On 17 July, the double-ender sailed for the West Indies for operations against Confederate blockade runners and raiders on the high seas. The success of Confederate cruisers, especially Florida and Alabama in operations against Union shipping prompted the Navy Department, on 8 September, to put Commodore Charles Wilkes in command of a "flying" West India Squadron created specifically to seek out and destroy the Southern raiders. Sonoma was assigned to this squadron. While Sonoma never quite caught up with Florida or Alabama, she did operate successfully against blockade runners.

On 5 October, she chased Harriet Pinckney back into port after she had attempted to slip out of Bermuda reportedly carrying "infernal machines or torpedoes . . . for destroying ships in harbor." On 18 January 1862 Sonoma and Wachusett seized Virginia off Mugeres Island, Mexico, and sent the steamer to Key West for adjudication. On 3 February' Sonoma captured British bark Springhook. On the 15th, she took brig Atlantic bound from Havana for Matamoras, Mexico. Finally on 14 April, she took Clyde in the Gulf of Mexico after the schooner had escaped from the South laden with cotton and rosin.

The wear and tear of hard service at sea was catching up with the double-ender, and she sailed north for repairs. The ship reached New York on 13 June and was decommissioned on the 20th.

Back in top trim, Sonoma was recommissioned on 28 September and assigned to the South Atlantic Blockading Squadron in which she served for the rest of the Civil War. Highlights of this service included her capture of Ida on 8 July 1864. That side wheeler had slipped out of Sapelo Sound, Gal, and was bound for the Bahamas laden with cotton.

Early the next year, 1865, she participated in operations of the squadron clearing the way for General Sherman in his march north from Savannah. On 9 February, she, Pawnee, and Daffodil engaged Confederate batteries at Togodo Creek, near the North Edisto, S.C. She was hit twice in the action, but she silenced the Southern guns. On the same day, Sherman was marching on nearby Orangeburg which he took on the 12th. Assurance of Union naval control of the waters in its path enabled Sherman's army to travel fast and light and helped to shorten the war.

On the 16th and 17th, Sonoma joined in the naval support of the Army's attack on Bull's Bay, S.C., a diversionary movement in the major drive on Charleston.
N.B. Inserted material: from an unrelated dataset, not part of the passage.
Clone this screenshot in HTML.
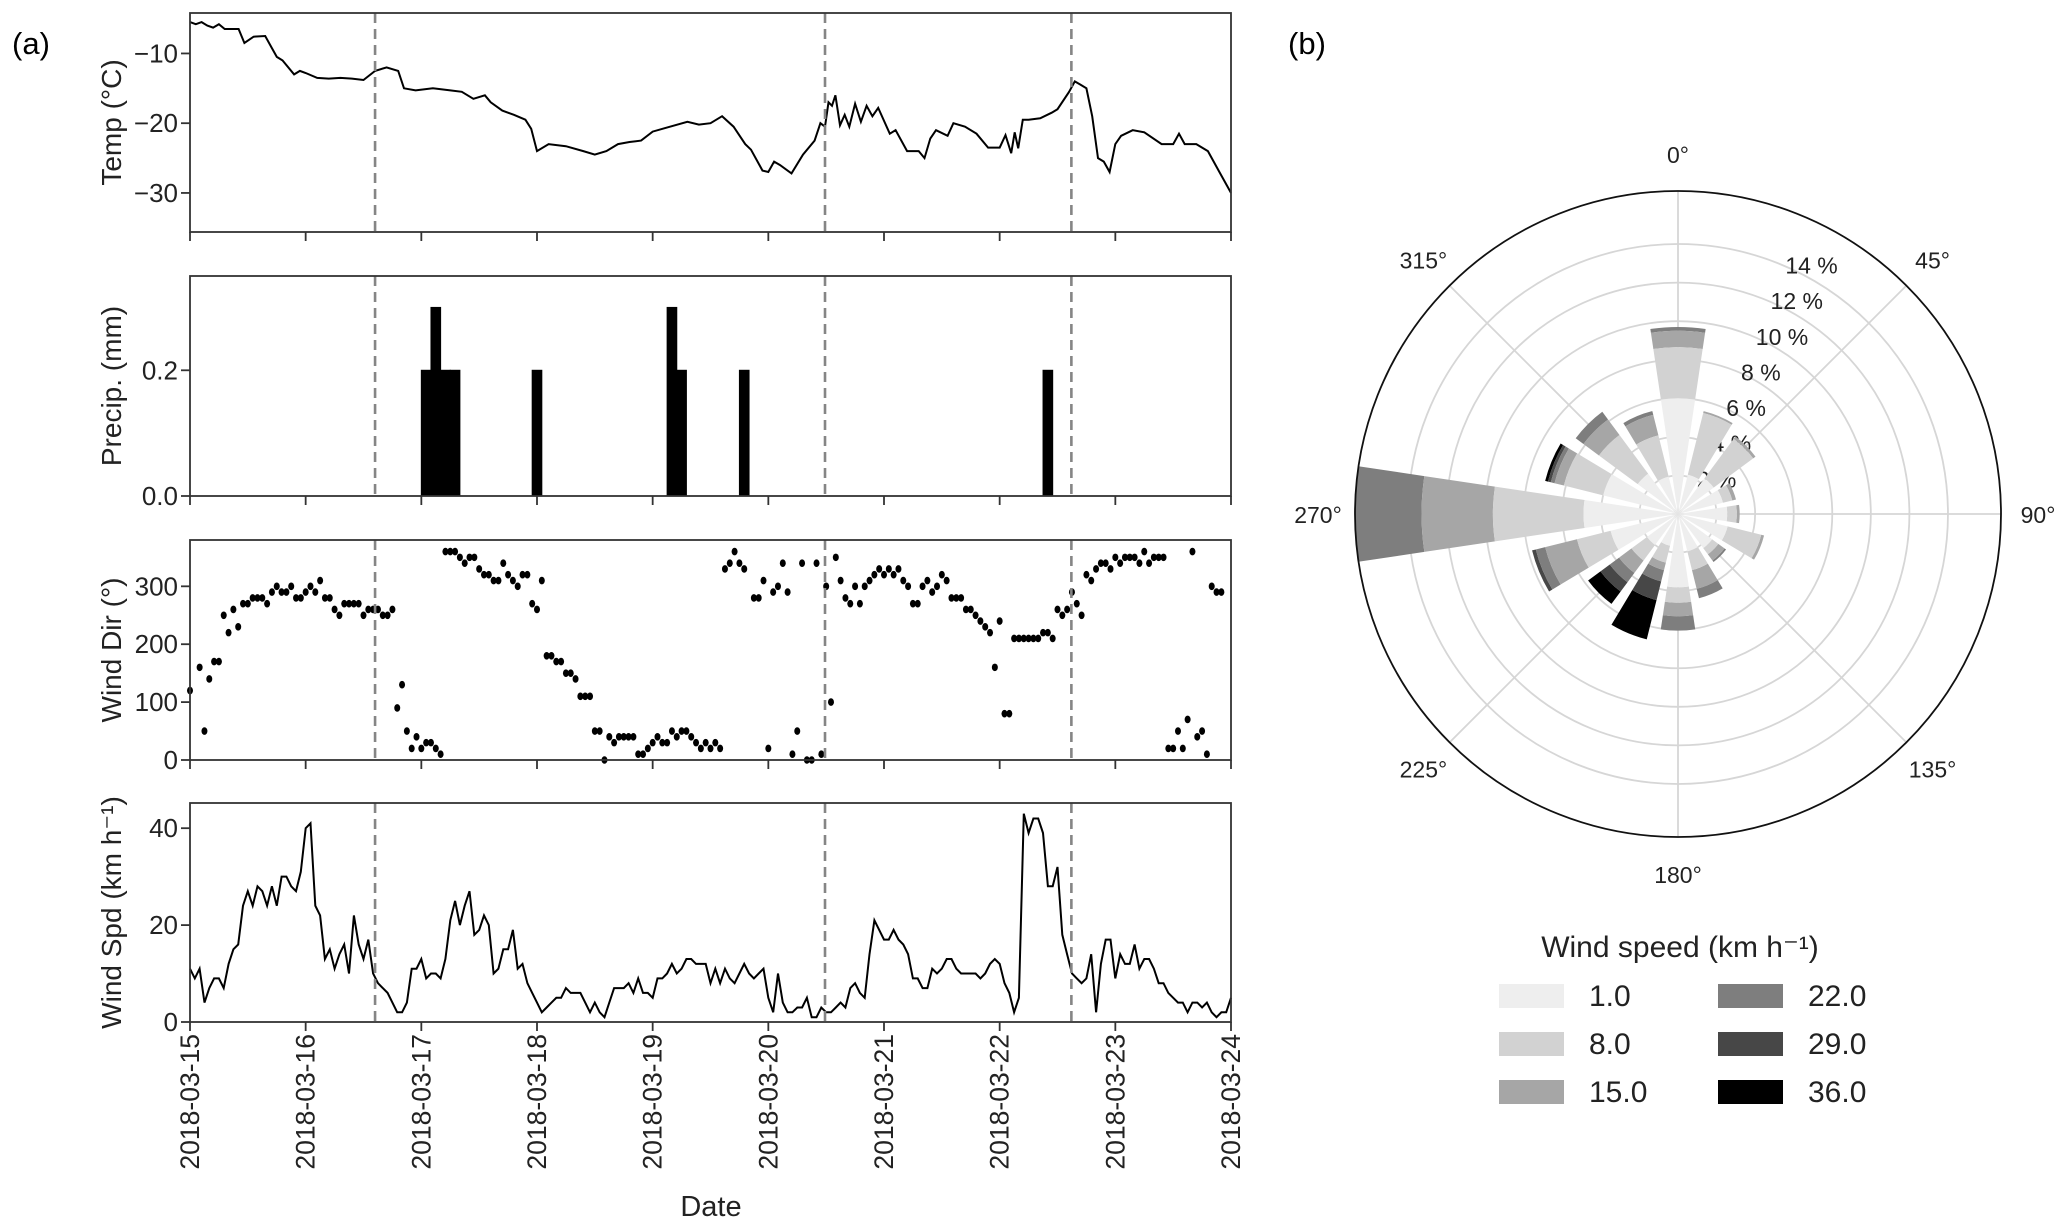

A boat party from the ship helped in the fighting ashore.

The tempo of Sonoma's activity eased somewhat as Sherman moved north close to territory whose waters were within the jurisdiction of the North Atlantic Blockading Squadron, but she and her sister ships remained as visible evidence of Union power. After the Confederacy collapsed, the ship sailed north and was decommissioned at New York on 13 June 1865. She was sold there on 1 October 1867.